━━━━━ MATERIAL ━━━━━

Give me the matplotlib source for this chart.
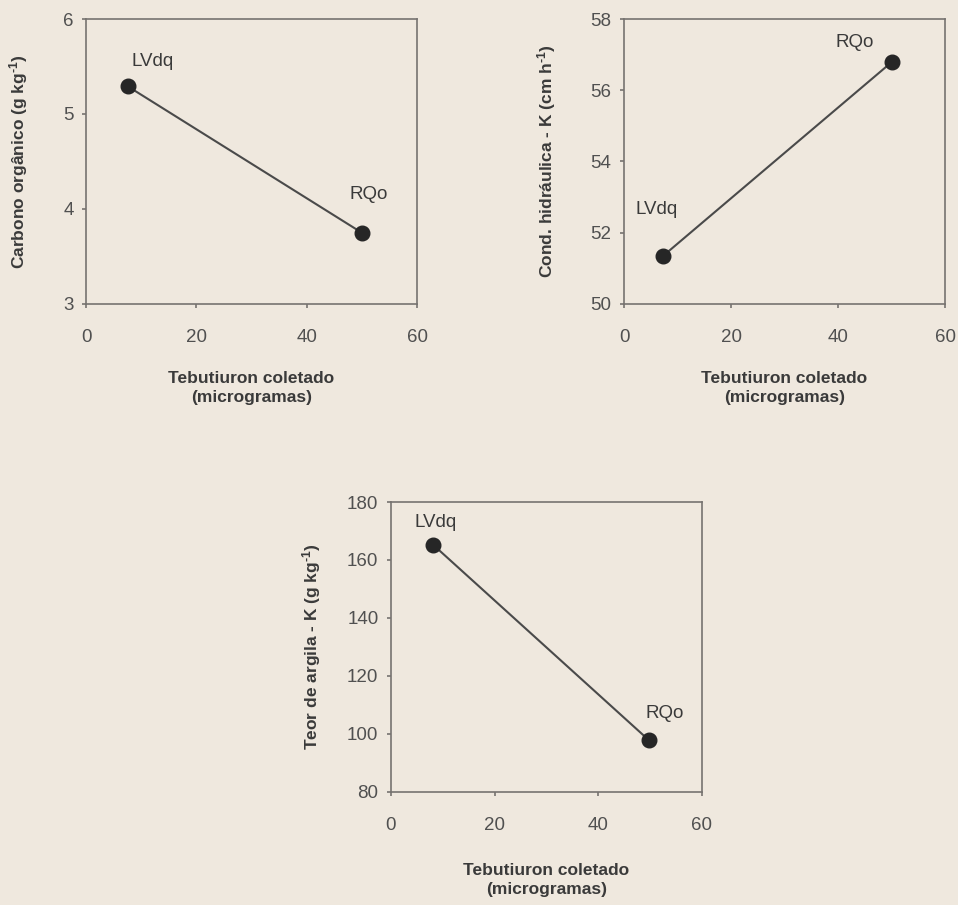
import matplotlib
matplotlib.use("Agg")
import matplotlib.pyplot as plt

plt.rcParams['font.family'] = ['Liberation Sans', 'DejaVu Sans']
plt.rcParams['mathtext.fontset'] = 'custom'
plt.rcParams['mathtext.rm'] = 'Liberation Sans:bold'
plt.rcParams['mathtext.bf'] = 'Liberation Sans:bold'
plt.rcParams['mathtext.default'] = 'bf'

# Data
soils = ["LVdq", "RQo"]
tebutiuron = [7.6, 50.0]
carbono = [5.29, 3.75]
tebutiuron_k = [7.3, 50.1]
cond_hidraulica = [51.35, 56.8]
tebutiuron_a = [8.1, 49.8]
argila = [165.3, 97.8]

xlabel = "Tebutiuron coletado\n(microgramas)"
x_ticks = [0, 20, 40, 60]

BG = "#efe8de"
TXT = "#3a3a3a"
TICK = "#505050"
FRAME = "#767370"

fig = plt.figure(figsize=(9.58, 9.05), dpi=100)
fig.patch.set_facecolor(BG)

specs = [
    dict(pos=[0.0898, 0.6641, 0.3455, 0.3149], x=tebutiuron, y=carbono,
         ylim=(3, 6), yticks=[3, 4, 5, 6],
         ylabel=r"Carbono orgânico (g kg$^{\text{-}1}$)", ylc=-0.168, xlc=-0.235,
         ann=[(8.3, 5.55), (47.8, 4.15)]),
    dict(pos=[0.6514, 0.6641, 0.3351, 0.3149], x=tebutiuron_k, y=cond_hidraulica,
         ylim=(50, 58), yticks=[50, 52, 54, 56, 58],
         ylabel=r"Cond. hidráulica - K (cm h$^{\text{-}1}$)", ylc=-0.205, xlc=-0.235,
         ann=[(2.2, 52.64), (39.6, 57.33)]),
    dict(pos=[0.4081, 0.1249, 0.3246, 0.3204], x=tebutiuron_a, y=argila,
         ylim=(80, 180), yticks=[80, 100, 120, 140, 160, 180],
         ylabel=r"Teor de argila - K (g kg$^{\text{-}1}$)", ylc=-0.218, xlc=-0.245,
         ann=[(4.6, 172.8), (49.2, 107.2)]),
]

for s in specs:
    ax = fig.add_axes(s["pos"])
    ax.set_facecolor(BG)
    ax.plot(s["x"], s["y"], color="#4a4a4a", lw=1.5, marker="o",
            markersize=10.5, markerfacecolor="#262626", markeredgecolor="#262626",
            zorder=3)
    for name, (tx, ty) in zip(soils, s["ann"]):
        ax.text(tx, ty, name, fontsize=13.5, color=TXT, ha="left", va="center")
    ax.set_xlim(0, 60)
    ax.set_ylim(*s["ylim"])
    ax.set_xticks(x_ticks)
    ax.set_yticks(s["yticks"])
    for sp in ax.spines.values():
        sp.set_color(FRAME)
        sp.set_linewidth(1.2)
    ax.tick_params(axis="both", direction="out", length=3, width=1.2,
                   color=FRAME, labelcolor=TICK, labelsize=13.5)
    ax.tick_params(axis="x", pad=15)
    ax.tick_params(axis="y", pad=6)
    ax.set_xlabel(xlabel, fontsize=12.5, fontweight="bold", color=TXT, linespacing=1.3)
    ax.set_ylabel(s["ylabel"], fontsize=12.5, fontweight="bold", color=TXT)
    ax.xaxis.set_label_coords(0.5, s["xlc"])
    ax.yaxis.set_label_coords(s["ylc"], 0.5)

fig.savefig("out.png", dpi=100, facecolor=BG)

━━━━━

_EXERCISE_
Write the listing out a second time exactly, dropping all images.

_OUTPUT OF THE TASK_
Give me the matplotlib source for this chart.
import matplotlib
matplotlib.use("Agg")
import matplotlib.pyplot as plt

plt.rcParams['font.family'] = ['Liberation Sans', 'DejaVu Sans']
plt.rcParams['mathtext.fontset'] = 'custom'
plt.rcParams['mathtext.rm'] = 'Liberation Sans:bold'
plt.rcParams['mathtext.bf'] = 'Liberation Sans:bold'
plt.rcParams['mathtext.default'] = 'bf'

# Data
soils = ["LVdq", "RQo"]
tebutiuron = [7.6, 50.0]
carbono = [5.29, 3.75]
tebutiuron_k = [7.3, 50.1]
cond_hidraulica = [51.35, 56.8]
tebutiuron_a = [8.1, 49.8]
argila = [165.3, 97.8]

xlabel = "Tebutiuron coletado\n(microgramas)"
x_ticks = [0, 20, 40, 60]

BG = "#efe8de"
TXT = "#3a3a3a"
TICK = "#505050"
FRAME = "#767370"

fig = plt.figure(figsize=(9.58, 9.05), dpi=100)
fig.patch.set_facecolor(BG)

specs = [
    dict(pos=[0.0898, 0.6641, 0.3455, 0.3149], x=tebutiuron, y=carbono,
         ylim=(3, 6), yticks=[3, 4, 5, 6],
         ylabel=r"Carbono orgânico (g kg$^{\text{-}1}$)", ylc=-0.168, xlc=-0.235,
         ann=[(8.3, 5.55), (47.8, 4.15)]),
    dict(pos=[0.6514, 0.6641, 0.3351, 0.3149], x=tebutiuron_k, y=cond_hidraulica,
         ylim=(50, 58), yticks=[50, 52, 54, 56, 58],
         ylabel=r"Cond. hidráulica - K (cm h$^{\text{-}1}$)", ylc=-0.205, xlc=-0.235,
         ann=[(2.2, 52.64), (39.6, 57.33)]),
    dict(pos=[0.4081, 0.1249, 0.3246, 0.3204], x=tebutiuron_a, y=argila,
         ylim=(80, 180), yticks=[80, 100, 120, 140, 160, 180],
         ylabel=r"Teor de argila - K (g kg$^{\text{-}1}$)", ylc=-0.218, xlc=-0.245,
         ann=[(4.6, 172.8), (49.2, 107.2)]),
]

for s in specs:
    ax = fig.add_axes(s["pos"])
    ax.set_facecolor(BG)
    ax.plot(s["x"], s["y"], color="#4a4a4a", lw=1.5, marker="o",
            markersize=10.5, markerfacecolor="#262626", markeredgecolor="#262626",
            zorder=3)
    for name, (tx, ty) in zip(soils, s["ann"]):
        ax.text(tx, ty, name, fontsize=13.5, color=TXT, ha="left", va="center")
    ax.set_xlim(0, 60)
    ax.set_ylim(*s["ylim"])
    ax.set_xticks(x_ticks)
    ax.set_yticks(s["yticks"])
    for sp in ax.spines.values():
        sp.set_color(FRAME)
        sp.set_linewidth(1.2)
    ax.tick_params(axis="both", direction="out", length=3, width=1.2,
                   color=FRAME, labelcolor=TICK, labelsize=13.5)
    ax.tick_params(axis="x", pad=15)
    ax.tick_params(axis="y", pad=6)
    ax.set_xlabel(xlabel, fontsize=12.5, fontweight="bold", color=TXT, linespacing=1.3)
    ax.set_ylabel(s["ylabel"], fontsize=12.5, fontweight="bold", color=TXT)
    ax.xaxis.set_label_coords(0.5, s["xlc"])
    ax.yaxis.set_label_coords(s["ylc"], 0.5)

fig.savefig("out.png", dpi=100, facecolor=BG)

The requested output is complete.